A low amount of players could get this on their first attempt. Some after a few attempts and most will take some effort and practice to complete these. A few will find them very challenging, and give up.
Examples: Getting some of the chaos emeralds in Sonic 2. Beating Super Mario World.
Very few player can get these on their first attempt, perhaps if they already know the game (not really a first attempt is it?) Most can complete these with a solid effort, many attempts and some practice, and some need to practice other games first.
Examples: Getting all of the Chaos emeralds in Sonic 1,2,3. Beating Contra without the Konami code.
Only the rarest of players can complete these on a first attempt.
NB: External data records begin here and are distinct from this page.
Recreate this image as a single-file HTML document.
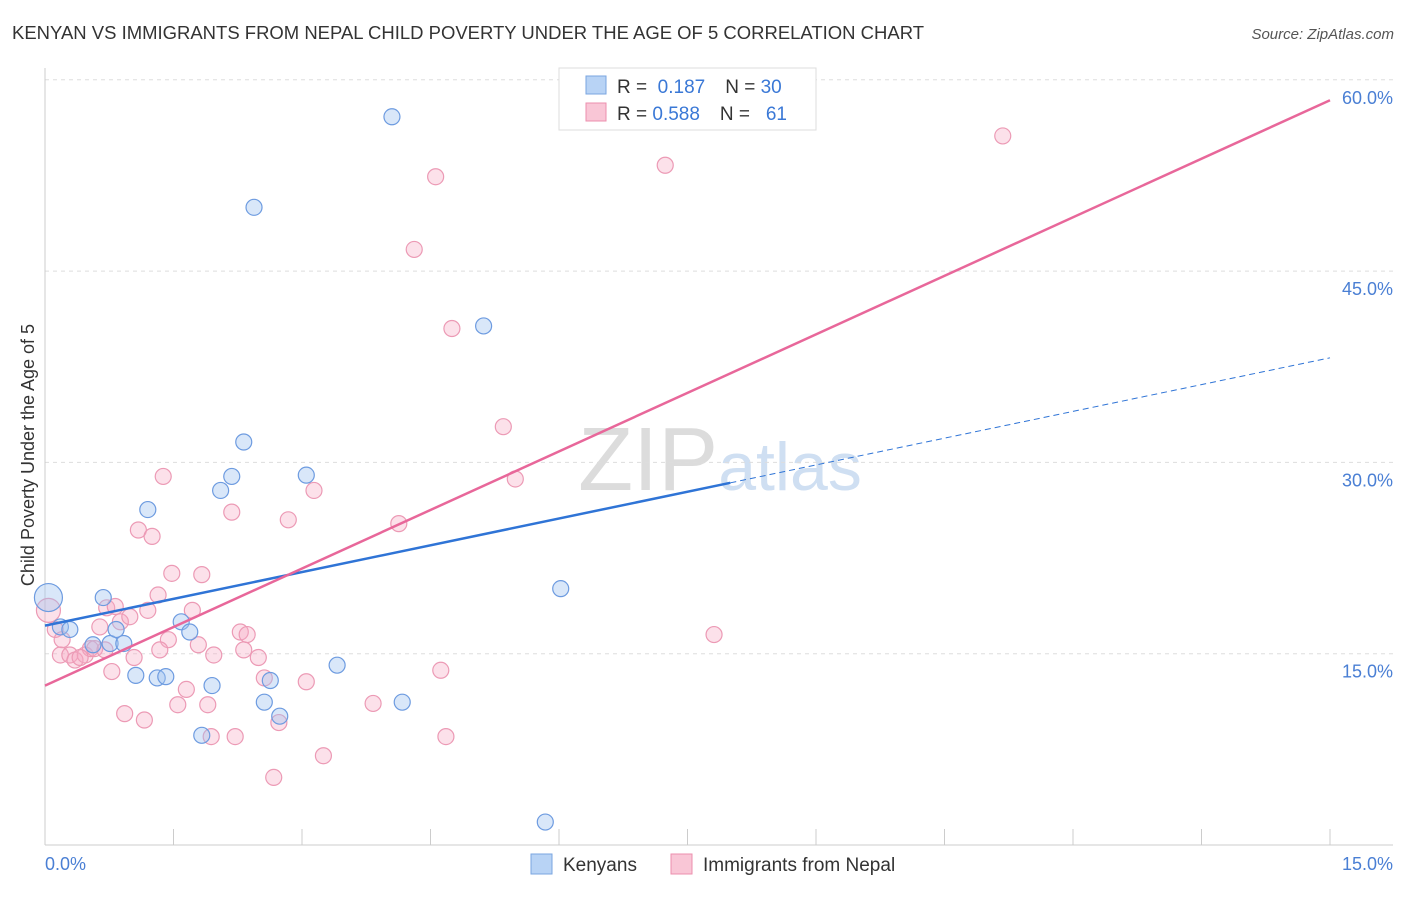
<!DOCTYPE html>
<html><head><meta charset="utf-8"><style>
body{margin:0;background:#fff;font-family:"Liberation Sans",sans-serif}
svg text{font-family:"Liberation Sans",sans-serif}
</style></head><body>
<svg id="chart" width="1406" height="892" viewBox="0 0 1406 892" xmlns="http://www.w3.org/2000/svg">
<text x="12" y="39" font-size="18" fill="#333" textLength="912" lengthAdjust="spacingAndGlyphs">KENYAN VS IMMIGRANTS FROM NEPAL CHILD POVERTY UNDER THE AGE OF 5 CORRELATION CHART</text>
<text x="1394" y="39" font-size="15" fill="#555" font-style="italic" text-anchor="end">Source: ZipAtlas.com</text>
<text x="720" y="490" font-size="90" fill="#d8d8d8" text-anchor="middle" font-family="Liberation Serif"><tspan fill="#dcdcdc">ZIP</tspan><tspan fill="#cfdff2" font-family="Liberation Sans" font-size="68">atlas</tspan></text>
<g id="grid"></g><g id="axes"></g><g id="marks"></g>
<text transform="translate(34,455) rotate(-90)" font-size="18" fill="#333" text-anchor="middle">Child Poverty Under the Age of 5</text>
<text x="45" y="870" font-size="18" fill="#4a7fd4">0.0%</text>
<text x="1393" y="870" font-size="18" fill="#4a7fd4" text-anchor="end">15.0%</text>
<g>
<rect x="559" y="68" width="257" height="62" fill="#fff" stroke="#ddd"/>
<rect x="586" y="76" width="20" height="18" fill="#b8d3f5" stroke="#7aa6e0"/>
<rect x="586" y="103" width="20" height="18" fill="#f9c6d6" stroke="#ec8fae"/>
<text x="617" y="93" font-size="19" fill="#333">R = <tspan fill="#3a78d6">&#160;0.187</tspan><tspan dx="20">N = </tspan><tspan fill="#3a78d6">30</tspan></text>
<text x="617" y="120" font-size="19" fill="#333">R = <tspan fill="#3a78d6">0.588</tspan><tspan dx="20">N = </tspan><tspan fill="#3a78d6">&#160;&#160;61</tspan></text>
</g>
<g>
<rect x="531" y="854" width="21" height="20" fill="#b8d3f5" stroke="#7aa6e0"/>
<text x="563" y="871" font-size="19" fill="#333">Kenyans</text>
<rect x="671" y="854" width="21" height="20" fill="#f9c6d6" stroke="#ec8fae"/>
<text x="703" y="871" font-size="19" fill="#333">Immigrants from Nepal</text>
</g>
</svg>
<script>
const yTicks=[15,30,45,60];
const yTickLabels=["15.0%","30.0%","45.0%","60.0%"];
const xTicks=[0,1.5,3,4.5,6,7.5,9,10.5,12,13.5,15];
const kenyanX=[0.04,0.18,0.29,0.68,0.76,0.83,0.92,1.06,1.20,1.31,1.41,1.59,1.69,1.83,1.95,2.05,2.18,2.32,2.44,2.56,2.63,2.74,3.05,3.41,4.05,4.17,5.12,5.84,6.02,0.56];
const kenyanY=[19.4,17.1,16.9,19.4,15.8,16.9,15.8,13.3,26.3,13.1,13.2,17.5,16.7,8.6,12.5,27.8,28.9,31.6,50.0,11.2,12.9,10.1,29.0,14.1,57.1,11.2,40.7,1.8,20.1,15.7];
const nepalX=[0.04,0.12,0.18,0.29,0.35,0.47,0.53,0.58,0.64,0.72,0.78,0.82,0.88,0.93,0.99,1.04,1.09,1.16,1.20,1.25,1.32,1.38,1.44,1.48,1.55,1.65,1.72,1.79,1.83,1.90,1.94,1.97,2.18,2.22,2.28,2.32,2.36,2.49,2.56,2.67,2.73,2.84,3.05,3.14,3.25,3.83,4.13,4.31,4.56,4.62,4.68,4.75,5.35,5.49,7.24,7.81,11.18,0.20,0.41,0.70,1.34];
const nepalY=[18.4,16.9,14.9,14.9,14.5,14.9,15.4,15.4,17.1,18.6,13.6,18.7,17.5,10.3,17.9,14.7,24.7,9.8,18.4,24.2,19.6,28.9,16.1,21.3,11.0,12.2,18.4,15.7,21.2,11.0,8.5,14.9,26.1,8.5,16.7,15.3,16.5,14.7,13.1,5.3,9.6,25.5,12.8,27.8,7.0,11.1,25.2,46.7,52.4,13.7,8.5,40.5,32.8,28.7,53.3,16.5,55.6,16.1,14.7,15.3,15.3];
const kenyanTrend=[17.2,38.2];
const nepalTrend=[12.5,58.4];
const kenyanSolidEnd=8.0;

const NS="http://www.w3.org/2000/svg";
const X=v=>45+v*(1285/15);
const Y=v=>845-v*(191.3/15);
function mk(tag,attrs,parent){const e=document.createElementNS(NS,tag);for(const k in attrs)e.setAttribute(k,attrs[k]);document.getElementById(parent).appendChild(e);return e;}
yTicks.forEach((t,i)=>{
 const g=mk('line',{x1:45,x2:1393,y1:Y(t),y2:Y(t),stroke:'#ddd','stroke-dasharray':'4,4'},'grid');
 
 
 const l=mk('text',{x:1393,y:Y(t)+24,'font-size':18,fill:'#4a7fd4','text-anchor':'end'},'grid');
 l.textContent=yTickLabels[i];
 
 
});
const xa=mk('line',{x1:45,x2:1393,y1:845,y2:845,stroke:'#ccc'},'axes');


const ya=mk('line',{x1:45,x2:45,y1:68,y2:845,stroke:'#ccc'},'axes');


xTicks.forEach(t=>{
 const tk=mk('line',{x1:X(t),x2:X(t),y1:829,y2:845,stroke:'#ccc'},'axes');
 
 
});
nepalX.forEach((x,i)=>{
 const c=mk('circle',{cx:X(x),cy:Y(nepalY[i]),r:i===0?12:8,fill:'rgba(246,170,195,0.35)',stroke:'#ec9ab5','stroke-width':1.2},'marks');
 
 
});
kenyanX.forEach((x,i)=>{
 const c=mk('circle',{cx:X(x),cy:Y(kenyanY[i]),r:i===0?14:8,fill:'rgba(160,195,240,0.4)',stroke:'#6d9be0','stroke-width':1.2},'marks');
 
 
});
const kAt=x=>kenyanTrend[0]+(kenyanTrend[1]-kenyanTrend[0])*x/15;
const kb=mk('line',{x1:X(0),y1:Y(kAt(0)),x2:X(kenyanSolidEnd),y2:Y(kAt(kenyanSolidEnd)),stroke:'#2f74d6','stroke-width':2.5},'marks');


const kd=mk('line',{x1:X(kenyanSolidEnd),y1:Y(kAt(kenyanSolidEnd)),x2:X(15),y2:Y(kAt(15)),stroke:'#2f74d6','stroke-width':1,'stroke-dasharray':'6,4'},'marks');


const np=mk('line',{x1:X(0),y1:Y(nepalTrend[0]),x2:X(15),y2:Y(nepalTrend[1]),stroke:'#e8679a','stroke-width':2.5},'marks');


</script>
</body></html>
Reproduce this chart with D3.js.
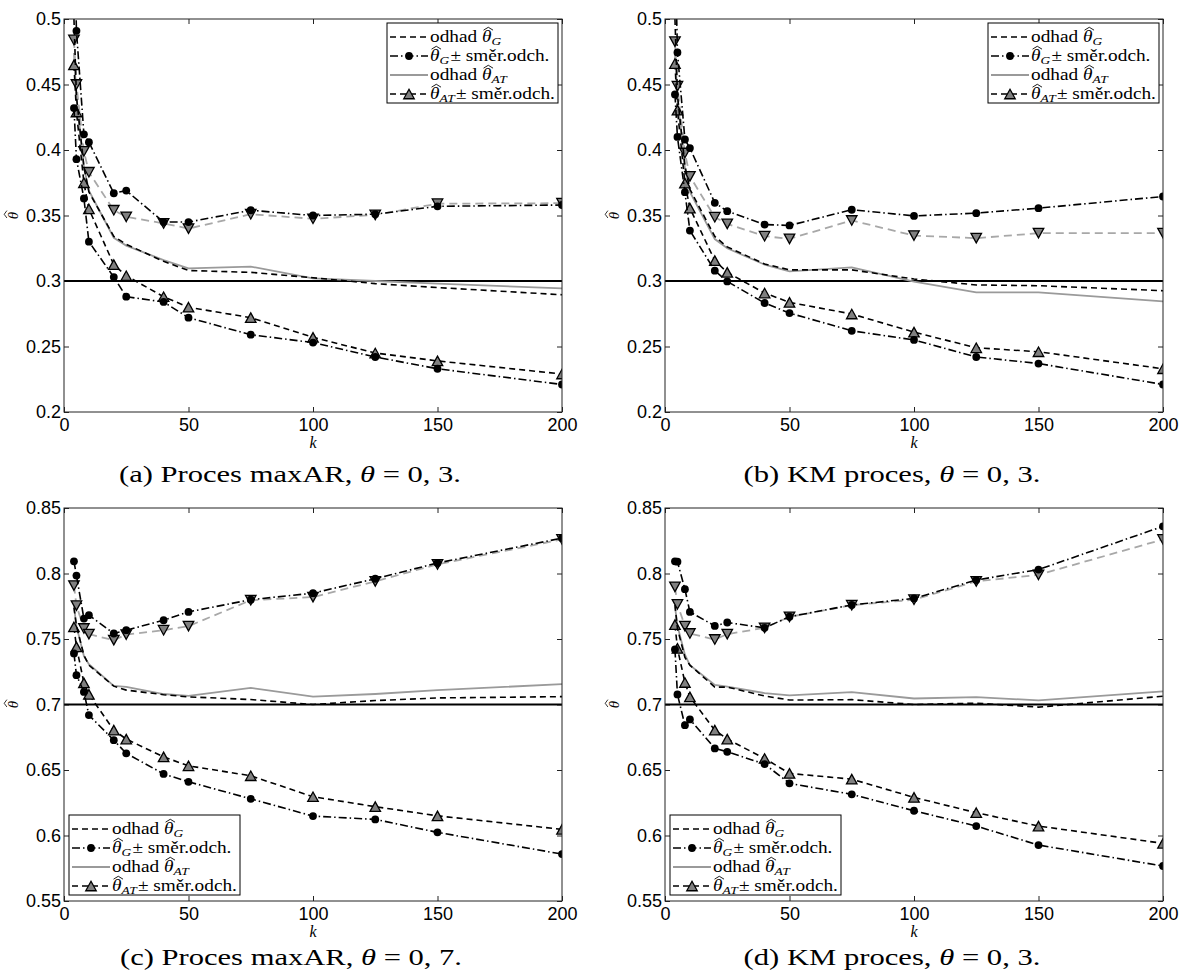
<!DOCTYPE html>
<html><head><meta charset="utf-8">
<script src="https://cdn.jsdelivr.net/npm/d3@7"></script>
<style>
body{margin:0;background:#fff;}
svg{display:block;}
text{white-space:pre;}
</style></head><body>
<svg id="chart" width="1179" height="976"></svg>
<script>
// ---------- DATA ----------
const kValues = [4, 5, 8, 10, 20, 25, 40, 50, 75, 100, 125, 150, 200];
const xTicks = [0, 50, 100, 150, 200];
const yTicksTop = [0.2, 0.25, 0.3, 0.35, 0.4, 0.45, 0.5];
const yTickLabelsTop = ["0.2", "0.25", "0.3", "0.35", "0.4", "0.45", "0.5"];
const yTicksBottom = [0.55, 0.6, 0.65, 0.7, 0.75, 0.8, 0.85];
const yTickLabelsBottom = ["0.55", "0.6", "0.65", "0.7", "0.75", "0.8", "0.85"];

// (a) maxAR, theta = 0.3
const gMeanA = [0.500, 0.441, 0.387, 0.368, 0.334, 0.328, 0.315, 0.308, 0.3066, 0.3025, 0.298, 0.295, 0.2895];
const gUpA   = [0.570, 0.491, 0.412, 0.406, 0.367, 0.369, 0.345, 0.345, 0.354, 0.350, 0.351, 0.357, 0.358];
const gLoA   = [0.432, 0.393, 0.363, 0.330, 0.303, 0.288, 0.284, 0.272, 0.259, 0.253, 0.242, 0.233, 0.221];
const atMeanA = [0.474, 0.440, 0.387, 0.369, 0.333, 0.327, 0.316, 0.3096, 0.311, 0.302, 0.300, 0.298, 0.2944];
const atUpA   = [0.484, 0.450, 0.399, 0.383, 0.354, 0.349, 0.344, 0.340, 0.351, 0.3475, 0.3505, 0.359, 0.3594];
const atLoA   = [0.465, 0.429, 0.375, 0.355, 0.3125, 0.304, 0.288, 0.280, 0.272, 0.257, 0.245, 0.239, 0.229];

// (b) KM, theta = 0.3
const gMeanB = [0.500, 0.442, 0.388, 0.370, 0.334, 0.326, 0.313, 0.3085, 0.3085, 0.3015, 0.297, 0.2964, 0.2926];
const gUpB   = [0.560, 0.4745, 0.408, 0.4015, 0.3597, 0.3533, 0.3431, 0.3424, 0.3544, 0.3497, 0.3518, 0.3556, 0.3645];
const gLoB   = [0.4424, 0.410, 0.3678, 0.3385, 0.3079, 0.2997, 0.2832, 0.2755, 0.262, 0.255, 0.242, 0.237, 0.221];
const atMeanB = [0.474, 0.4396, 0.386, 0.368, 0.332, 0.325, 0.3125, 0.3074, 0.3104, 0.2995, 0.2913, 0.2913, 0.2844];
const atUpB   = [0.4827, 0.4487, 0.3977, 0.3799, 0.3487, 0.3436, 0.3342, 0.3322, 0.3462, 0.3347, 0.3327, 0.3365, 0.3365];
const atLoB   = [0.466, 0.4304, 0.3747, 0.3556, 0.3156, 0.3066, 0.2908, 0.2837, 0.2748, 0.261, 0.249, 0.246, 0.233];

// (c) maxAR, theta = 0.7
const gMeanC = [0.774, 0.760, 0.7376, 0.730, 0.714, 0.711, 0.7075, 0.7058, 0.7038, 0.700, 0.703, 0.705, 0.706];
const gUpC   = [0.8093, 0.7984, 0.7656, 0.7682, 0.7542, 0.7567, 0.7643, 0.7707, 0.780, 0.785, 0.796, 0.808, 0.827];
const gLoC   = [0.739, 0.7224, 0.7096, 0.6919, 0.6728, 0.6627, 0.647, 0.641, 0.628, 0.6148, 0.6123, 0.6024, 0.5858];
const atMeanC = [0.775, 0.7598, 0.737, 0.7307, 0.7142, 0.7135, 0.708, 0.7066, 0.7127, 0.706, 0.708, 0.711, 0.7155];
const atUpC   = [0.7908, 0.7755, 0.758, 0.7537, 0.7491, 0.7534, 0.7567, 0.7598, 0.7796, 0.782, 0.794, 0.807, 0.826];
const atLoC   = [0.7592, 0.744, 0.7165, 0.7077, 0.6804, 0.6736, 0.660, 0.6532, 0.6456, 0.6296, 0.622, 0.615, 0.6047];

// (d) KM, theta = 0.7
const gMeanD = [0.776, 0.758, 0.736, 0.730, 0.7133, 0.7133, 0.7065, 0.7034, 0.7037, 0.700, 0.701, 0.698, 0.7063];
const gUpD   = [0.8093, 0.809, 0.788, 0.7707, 0.760, 0.7626, 0.7585, 0.767, 0.776, 0.781, 0.795, 0.803, 0.836];
const gLoD   = [0.742, 0.7077, 0.6842, 0.6886, 0.6665, 0.6639, 0.6545, 0.6398, 0.6314, 0.6189, 0.6072, 0.5927, 0.5767];
const atMeanD = [0.775, 0.760, 0.738, 0.730, 0.715, 0.7137, 0.7087, 0.707, 0.7094, 0.7046, 0.7057, 0.7031, 0.710];
const atUpD   = [0.7898, 0.7765, 0.7598, 0.7542, 0.7496, 0.7537, 0.7585, 0.7669, 0.7758, 0.780, 0.794, 0.799, 0.826];
const atLoD   = [0.761, 0.7428, 0.7168, 0.7058, 0.6804, 0.6736, 0.6588, 0.6474, 0.643, 0.6291, 0.6174, 0.6072, 0.594];

const thetaTrue = [0.3, 0.3, 0.7, 0.7];

const legendLabels = [
  [{t:"odhad "}, {t:"θ", it:true, hat:true}, {t:"G", it:true, sub:true}],
  [{t:"θ", it:true, hat:true}, {t:"G", it:true, sub:true}, {t:"± směr.odch."}],
  [{t:"odhad "}, {t:"θ", it:true, hat:true}, {t:"AT", it:true, sub:true}],
  [{t:"θ", it:true, hat:true}, {t:"AT", it:true, sub:true}, {t:"± směr.odch."}]
];
const captionTexts = [
  [{t:"(a) Proces maxAR, "}, {t:"θ", it:true}, {t:" = 0, 3."}],
  [{t:"(b) KM proces, "}, {t:"θ", it:true}, {t:" = 0, 3."}],
  [{t:"(c) Proces maxAR, "}, {t:"θ", it:true}, {t:" = 0, 7."}],
  [{t:"(d) KM proces, "}, {t:"θ", it:true}, {t:" = 0, 3."}]
];

// ---------- LAYOUT / STYLE ----------
const SERIF = "Liberation Serif, Times New Roman, serif";
const SANS = "Liberation Sans, Arial, Helvetica, sans-serif";
const svg = d3.select("#chart");
svg.append("rect").attr("width", 1179).attr("height", 976).attr("fill", "#fff");

const panels = [
  {id:"a", x0:64,  y0:19,  w:498, h:393, ydom:[0.2,0.5],  ticks:yTicksTop, labels:yTickLabelsTop, theta:thetaTrue[0],
   g:[gMeanA,gUpA,gLoA], at:[atMeanA,atUpA,atLoA], legend:"ne", cap:captionTexts[0], capX:290, capY:482, capW:342},
  {id:"b", x0:665, y0:19,  w:498, h:393, ydom:[0.2,0.5],  ticks:yTicksTop, labels:yTickLabelsTop, theta:thetaTrue[1],
   g:[gMeanB,gUpB,gLoB], at:[atMeanB,atUpB,atLoB], legend:"ne", cap:captionTexts[1], capX:892, capY:482, capW:297},
  {id:"c", x0:64,  y0:508, w:498, h:393, ydom:[0.55,0.85], ticks:yTicksBottom, labels:yTickLabelsBottom, theta:thetaTrue[2],
   g:[gMeanC,gUpC,gLoC], at:[atMeanC,atUpC,atLoC], legend:"sw", cap:captionTexts[2], capX:291, capY:965, capW:342},
  {id:"d", x0:665, y0:508, w:498, h:393, ydom:[0.55,0.85], ticks:yTicksBottom, labels:yTickLabelsBottom, theta:thetaTrue[3],
   g:[gMeanD,gUpD,gLoD], at:[atMeanD,atUpD,atLoD], legend:"sw", cap:captionTexts[3], capX:892, capY:965, capW:297}
];

const ST = {
  gMean: {stroke:"#000", width:1.6, dash:"6,4"},
  gBand: {stroke:"#000", width:1.6, dash:"8,3,1.5,3"},
  atMean:{stroke:"#9a9a9a", width:1.8, dash:null},
  atUp:  {stroke:"#a8a8a8", width:1.8, dash:"8,5"},
  atLo:  {stroke:"#000", width:1.6, dash:"6,4"}
};

function triPath(up, w, h) {
  return up ? `M0,${-h/2}L${w/2},${h/2}L${-w/2},${h/2}Z` : `M0,${h/2}L${w/2},${-h/2}L${-w/2},${-h/2}Z`;
}

function richText(parent, segs, size) {
  const g = parent.append("g");
  let cx = 0;
  segs.forEach(s => {
    const fs = s.sub ? size * 0.7 : size;
    const t = g.append("text")
      .attr("x", cx).attr("y", s.sub ? size * 0.2 : 0)
      .style("font-family", SERIF).attr("font-size", fs)
      .attr("font-style", s.it ? "italic" : "normal")
      .attr("fill", "#000").text(s.t);
    const w = t.node().getComputedTextLength();
    if (s.hat) {
      const top = -size * 0.74, sl = size * 0.08;
      g.append("path")
        .attr("d", `M${cx + sl},${top} L${cx + w/2 + sl},${top - size*0.18} L${cx + w + sl},${top}`)
        .attr("fill", "none").attr("stroke", "#000").attr("stroke-width", 0.8);
    }
    cx += w + (s.sub ? 1 : 0);
  });
  return {g, width: cx};
}

function drawPanel(p) {
  const x = d3.scaleLinear().domain([0, 200]).range([p.x0, p.x0 + p.w]);
  const y = d3.scaleLinear().domain(p.ydom).range([p.y0 + p.h, p.y0]);
  const root = svg.append("g");

  root.append("clipPath").attr("id", "clip" + p.id)
    .append("rect").attr("x", p.x0).attr("y", p.y0).attr("width", p.w).attr("height", p.h);

  const ax = root.append("g");
  ax.append("g").attr("transform", `translate(0,${p.y0 + p.h})`)
    .call(d3.axisBottom(x).tickValues(xTicks).tickSizeInner(-5).tickSizeOuter(0).tickPadding(6).tickFormat(d3.format("d")));
  ax.append("g").attr("transform", `translate(0,${p.y0})`)
    .call(d3.axisTop(x).tickValues(xTicks).tickSizeInner(-5).tickSizeOuter(0).tickFormat(""));
  ax.append("g").attr("transform", `translate(${p.x0},0)`)
    .call(d3.axisLeft(y).tickValues(p.ticks).tickSizeInner(-5).tickSizeOuter(0).tickPadding(3)
      .tickFormat((d, i) => p.labels[i]));
  ax.append("g").attr("transform", `translate(${p.x0 + p.w},0)`)
    .call(d3.axisRight(y).tickValues(p.ticks).tickSizeInner(-5).tickSizeOuter(0).tickFormat(""));
  ax.selectAll(".domain").remove();
  ax.selectAll(".tick line").attr("stroke", "#222").attr("stroke-width", 1);
  ax.selectAll(".tick text").attr("font-size", 18).attr("fill", "#000").style("font-family", SANS);

  const plot = root.append("g").attr("clip-path", `url(#clip${p.id})`);

  plot.append("line").attr("x1", x(0)).attr("x2", x(200)).attr("y1", y(p.theta)).attr("y2", y(p.theta))
    .attr("stroke", "#000").attr("stroke-width", 1.8);

  const line = d3.line().x(d => x(d[0])).y(d => y(d[1]));
  const pts = arr => kValues.map((k, i) => [k, arr[i]]);
  function path(arr, st) {
    plot.append("path").attr("d", line(pts(arr))).attr("fill", "none")
      .attr("stroke", st.stroke).attr("stroke-width", st.width)
      .attr("stroke-dasharray", st.dash);
  }
  function tris(arr, up) {
    plot.append("g").selectAll("path").data(pts(arr)).join("path")
      .attr("transform", d => `translate(${x(d[0])},${y(d[1])})`)
      .attr("d", triPath(up, 10.5, 9.5))
      .attr("fill", "#808080").attr("stroke", "#000").attr("stroke-width", 1.3);
  }
  function dots(arr) {
    plot.append("g").selectAll("circle").data(pts(arr)).join("circle")
      .attr("cx", d => x(d[0])).attr("cy", d => y(d[1])).attr("r", 3.9).attr("fill", "#000");
  }

  path(p.at[0], ST.atMean);
  path(p.at[1], ST.atUp); tris(p.at[1], false);
  path(p.at[2], ST.atLo); tris(p.at[2], true);
  path(p.g[0], ST.gMean);
  path(p.g[1], ST.gBand); dots(p.g[1]);
  path(p.g[2], ST.gBand); dots(p.g[2]);

  root.append("rect").attr("x", p.x0).attr("y", p.y0).attr("width", p.w).attr("height", p.h)
    .attr("fill", "none").attr("stroke", "#222").attr("stroke-width", 1);

  root.append("text").attr("x", p.x0 + p.w / 2).attr("y", p.y0 + p.h + 36)
    .attr("text-anchor", "middle").style("font-family", SERIF).attr("font-style", "italic")
    .attr("font-size", 16).text("k");

  const yl = root.append("g").attr("transform", `translate(${p.x0 - 46},${p.y0 + p.h / 2}) rotate(-90)`);
  const ylt = richText(yl, [{t:"θ", it:true, hat:true}], 15);
  ylt.g.attr("transform", `translate(${-ylt.width / 2},0)`);

  const bw = 171, bh = 80;
  const bx = p.legend === "ne" ? p.x0 + p.w - 4 - bw : p.x0 + 5;
  const by = p.legend === "ne" ? p.y0 + 4 : p.y0 + p.h - 6 - bh;
  const lg = root.append("g");
  lg.append("rect").attr("x", bx).attr("y", by).attr("width", bw).attr("height", bh)
    .attr("fill", "#fff").attr("stroke", "#000").attr("stroke-width", 1);
  const sampleStyles = [ST.gMean, ST.gBand, ST.atMean, ST.atLo];
  const rows = [];
  legendLabels.forEach((segs, i) => {
    const ly = by + 14 + i * 19;
    const st = sampleStyles[i];
    lg.append("line").attr("x1", bx + 3).attr("x2", bx + 41).attr("y1", ly).attr("y2", ly)
      .attr("stroke", st.stroke).attr("stroke-width", st.width).attr("stroke-dasharray", st.dash);
    if (i === 1) lg.append("circle").attr("cx", bx + 22).attr("cy", ly).attr("r", 3.9).attr("fill", "#000");
    if (i === 3) lg.append("path").attr("transform", `translate(${bx + 22},${ly})`).attr("d", triPath(true, 10.5, 9.5))
      .attr("fill", "#808080").attr("stroke", "#000").attr("stroke-width", 1.3);
    const rt = richText(lg, segs, 16);
    rows.push({rt, ly});
  });
  const maxW = d3.max(rows, r => r.rt.width);
  const sx = (bw - 43 - 3) / maxW;
  rows.forEach(r => r.rt.g.attr("transform", `translate(${bx + 43},${r.ly + 5}) scale(${sx},1)`));

  const cg = root.append("g");
  const ct = richText(cg, p.cap, 24);
  const csx = p.capW / ct.width;
  ct.g.attr("transform", `translate(${p.capX - p.capW / 2},${p.capY}) scale(${csx},1)`);
}

panels.forEach(drawPanel);
</script>
</body></html>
Most can complete it after many attempts, Many players will drop off here and won't be willing to complete the set unless they are completionists or fans of the game. Many are not able to complete this after very many attempts. Usually takes significant practice, high skills, experience, research, or guides to complete.
Examples: Beating Contra in one life. Escaping Zebes (Super Metroid) in under two minutes. Beating many of the Megaman bosses without taking damage. Many damagless stages, depending on the game.
Most players are not able to complete this after dozens of attempts. Many players will never be able to complete it as it could require beyond normal reaction speeds. The top-most skilled players still consider these blisteringly hard. It may take marathon efforts to restart.
Examples: Completing a game without taking damage especially if the player has a lifebar, challenges that drastically restrict the player and require near frame perfect accuracy tor success. Beating contra twice in one life. Penniless plumber. Beating Megaman without taking damage.